> **Recorded data**
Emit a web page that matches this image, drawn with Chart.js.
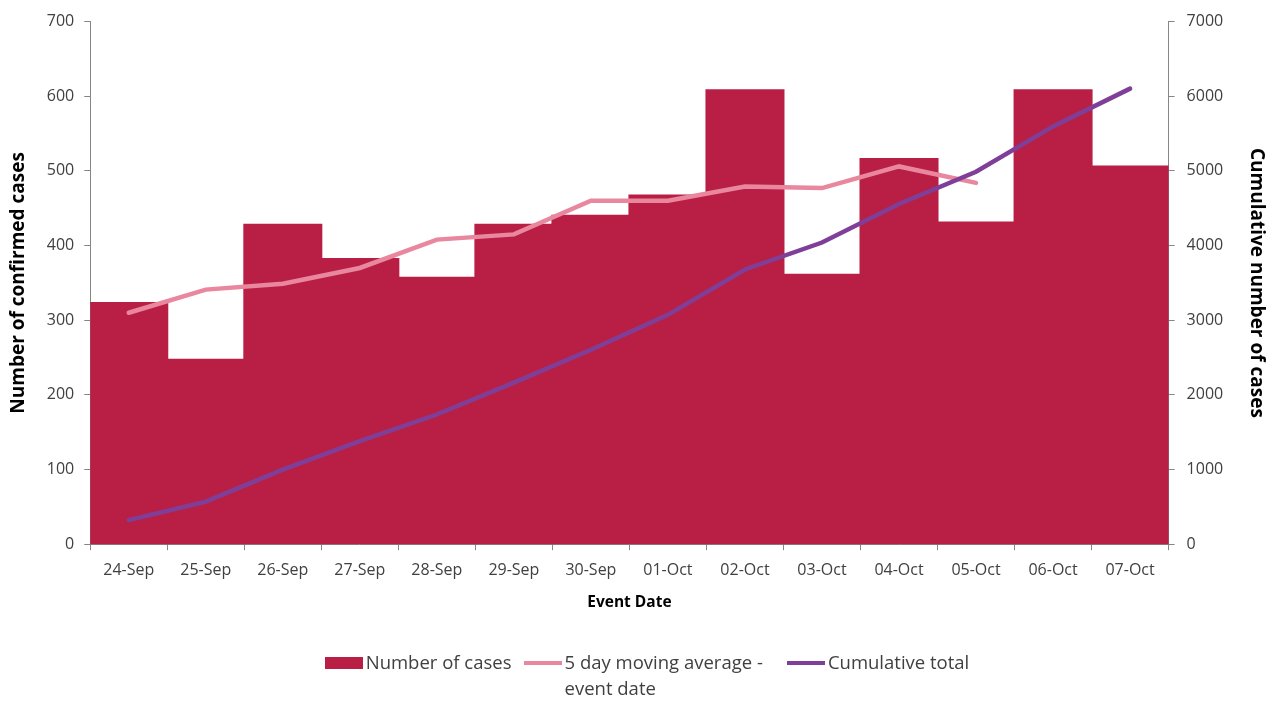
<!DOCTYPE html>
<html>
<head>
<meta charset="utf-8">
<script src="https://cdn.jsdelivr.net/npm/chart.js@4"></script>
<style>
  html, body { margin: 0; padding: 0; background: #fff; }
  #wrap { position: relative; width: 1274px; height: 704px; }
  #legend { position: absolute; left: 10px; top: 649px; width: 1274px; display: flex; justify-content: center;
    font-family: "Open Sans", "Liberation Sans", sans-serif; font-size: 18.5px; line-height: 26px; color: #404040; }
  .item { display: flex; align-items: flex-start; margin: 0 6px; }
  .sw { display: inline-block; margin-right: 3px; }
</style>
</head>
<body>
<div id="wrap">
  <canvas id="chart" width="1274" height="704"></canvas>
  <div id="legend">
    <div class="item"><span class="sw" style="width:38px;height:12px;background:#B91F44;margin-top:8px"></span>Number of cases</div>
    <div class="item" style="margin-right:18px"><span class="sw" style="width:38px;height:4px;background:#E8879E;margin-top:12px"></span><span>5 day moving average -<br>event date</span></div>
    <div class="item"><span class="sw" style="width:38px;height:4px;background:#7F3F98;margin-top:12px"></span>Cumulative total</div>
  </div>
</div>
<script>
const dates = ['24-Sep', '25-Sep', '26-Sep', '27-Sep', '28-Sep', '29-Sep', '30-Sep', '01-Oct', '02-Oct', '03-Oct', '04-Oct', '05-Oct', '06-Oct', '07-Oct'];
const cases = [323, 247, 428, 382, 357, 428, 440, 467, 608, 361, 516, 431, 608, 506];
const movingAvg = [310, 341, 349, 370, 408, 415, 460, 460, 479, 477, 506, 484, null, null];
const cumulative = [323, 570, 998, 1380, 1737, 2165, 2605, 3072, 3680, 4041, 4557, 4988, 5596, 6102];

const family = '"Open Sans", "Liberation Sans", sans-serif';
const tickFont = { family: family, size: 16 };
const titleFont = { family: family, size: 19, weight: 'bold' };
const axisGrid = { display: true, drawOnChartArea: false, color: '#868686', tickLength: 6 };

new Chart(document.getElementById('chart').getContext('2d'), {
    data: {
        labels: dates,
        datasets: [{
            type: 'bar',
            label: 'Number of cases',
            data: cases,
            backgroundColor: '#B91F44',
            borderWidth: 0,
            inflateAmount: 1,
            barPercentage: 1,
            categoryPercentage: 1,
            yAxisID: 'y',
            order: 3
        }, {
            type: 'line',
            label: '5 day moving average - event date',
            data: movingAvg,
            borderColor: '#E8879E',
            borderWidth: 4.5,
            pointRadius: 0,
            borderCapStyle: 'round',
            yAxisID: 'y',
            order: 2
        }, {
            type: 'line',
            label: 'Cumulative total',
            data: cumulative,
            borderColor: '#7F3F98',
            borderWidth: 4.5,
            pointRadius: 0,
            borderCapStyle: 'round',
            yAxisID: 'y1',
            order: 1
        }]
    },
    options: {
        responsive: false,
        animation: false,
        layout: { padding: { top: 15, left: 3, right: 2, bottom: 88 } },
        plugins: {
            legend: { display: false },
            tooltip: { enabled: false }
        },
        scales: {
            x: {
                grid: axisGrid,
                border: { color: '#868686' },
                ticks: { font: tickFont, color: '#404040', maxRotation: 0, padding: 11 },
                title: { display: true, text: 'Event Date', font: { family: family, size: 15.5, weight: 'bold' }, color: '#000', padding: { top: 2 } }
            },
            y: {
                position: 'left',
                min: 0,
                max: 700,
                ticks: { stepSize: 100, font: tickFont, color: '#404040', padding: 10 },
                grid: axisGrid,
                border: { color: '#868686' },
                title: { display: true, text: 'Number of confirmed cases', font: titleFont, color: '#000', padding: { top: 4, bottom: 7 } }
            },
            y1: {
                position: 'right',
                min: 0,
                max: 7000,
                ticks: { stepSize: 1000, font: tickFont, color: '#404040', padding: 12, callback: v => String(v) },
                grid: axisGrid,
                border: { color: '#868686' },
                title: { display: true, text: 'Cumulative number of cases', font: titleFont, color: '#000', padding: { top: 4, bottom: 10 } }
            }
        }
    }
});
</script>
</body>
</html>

> **Stated goal**
All the material shown above is to be copied exactly, with no pictures carried over.

> **The output**
Emit a web page that matches this image, drawn with Chart.js.
<!DOCTYPE html>
<html>
<head>
<meta charset="utf-8">
<script src="https://cdn.jsdelivr.net/npm/chart.js@4"></script>
<style>
  html, body { margin: 0; padding: 0; background: #fff; }
  #wrap { position: relative; width: 1274px; height: 704px; }
  #legend { position: absolute; left: 10px; top: 649px; width: 1274px; display: flex; justify-content: center;
    font-family: "Open Sans", "Liberation Sans", sans-serif; font-size: 18.5px; line-height: 26px; color: #404040; }
  .item { display: flex; align-items: flex-start; margin: 0 6px; }
  .sw { display: inline-block; margin-right: 3px; }
</style>
</head>
<body>
<div id="wrap">
  <canvas id="chart" width="1274" height="704"></canvas>
  <div id="legend">
    <div class="item"><span class="sw" style="width:38px;height:12px;background:#B91F44;margin-top:8px"></span>Number of cases</div>
    <div class="item" style="margin-right:18px"><span class="sw" style="width:38px;height:4px;background:#E8879E;margin-top:12px"></span><span>5 day moving average -<br>event date</span></div>
    <div class="item"><span class="sw" style="width:38px;height:4px;background:#7F3F98;margin-top:12px"></span>Cumulative total</div>
  </div>
</div>
<script>
const dates = ['24-Sep', '25-Sep', '26-Sep', '27-Sep', '28-Sep', '29-Sep', '30-Sep', '01-Oct', '02-Oct', '03-Oct', '04-Oct', '05-Oct', '06-Oct', '07-Oct'];
const cases = [323, 247, 428, 382, 357, 428, 440, 467, 608, 361, 516, 431, 608, 506];
const movingAvg = [310, 341, 349, 370, 408, 415, 460, 460, 479, 477, 506, 484, null, null];
const cumulative = [323, 570, 998, 1380, 1737, 2165, 2605, 3072, 3680, 4041, 4557, 4988, 5596, 6102];

const family = '"Open Sans", "Liberation Sans", sans-serif';
const tickFont = { family: family, size: 16 };
const titleFont = { family: family, size: 19, weight: 'bold' };
const axisGrid = { display: true, drawOnChartArea: false, color: '#868686', tickLength: 6 };

new Chart(document.getElementById('chart').getContext('2d'), {
    data: {
        labels: dates,
        datasets: [{
            type: 'bar',
            label: 'Number of cases',
            data: cases,
            backgroundColor: '#B91F44',
            borderWidth: 0,
            inflateAmount: 1,
            barPercentage: 1,
            categoryPercentage: 1,
            yAxisID: 'y',
            order: 3
        }, {
            type: 'line',
            label: '5 day moving average - event date',
            data: movingAvg,
            borderColor: '#E8879E',
            borderWidth: 4.5,
            pointRadius: 0,
            borderCapStyle: 'round',
            yAxisID: 'y',
            order: 2
        }, {
            type: 'line',
            label: 'Cumulative total',
            data: cumulative,
            borderColor: '#7F3F98',
            borderWidth: 4.5,
            pointRadius: 0,
            borderCapStyle: 'round',
            yAxisID: 'y1',
            order: 1
        }]
    },
    options: {
        responsive: false,
        animation: false,
        layout: { padding: { top: 15, left: 3, right: 2, bottom: 88 } },
        plugins: {
            legend: { display: false },
            tooltip: { enabled: false }
        },
        scales: {
            x: {
                grid: axisGrid,
                border: { color: '#868686' },
                ticks: { font: tickFont, color: '#404040', maxRotation: 0, padding: 11 },
                title: { display: true, text: 'Event Date', font: { family: family, size: 15.5, weight: 'bold' }, color: '#000', padding: { top: 2 } }
            },
            y: {
                position: 'left',
                min: 0,
                max: 700,
                ticks: { stepSize: 100, font: tickFont, color: '#404040', padding: 10 },
                grid: axisGrid,
                border: { color: '#868686' },
                title: { display: true, text: 'Number of confirmed cases', font: titleFont, color: '#000', padding: { top: 4, bottom: 7 } }
            },
            y1: {
                position: 'right',
                min: 0,
                max: 7000,
                ticks: { stepSize: 1000, font: tickFont, color: '#404040', padding: 12, callback: v => String(v) },
                grid: axisGrid,
                border: { color: '#868686' },
                title: { display: true, text: 'Cumulative number of cases', font: titleFont, color: '#000', padding: { top: 4, bottom: 10 } }
            }
        }
    }
});
</script>
</body>
</html>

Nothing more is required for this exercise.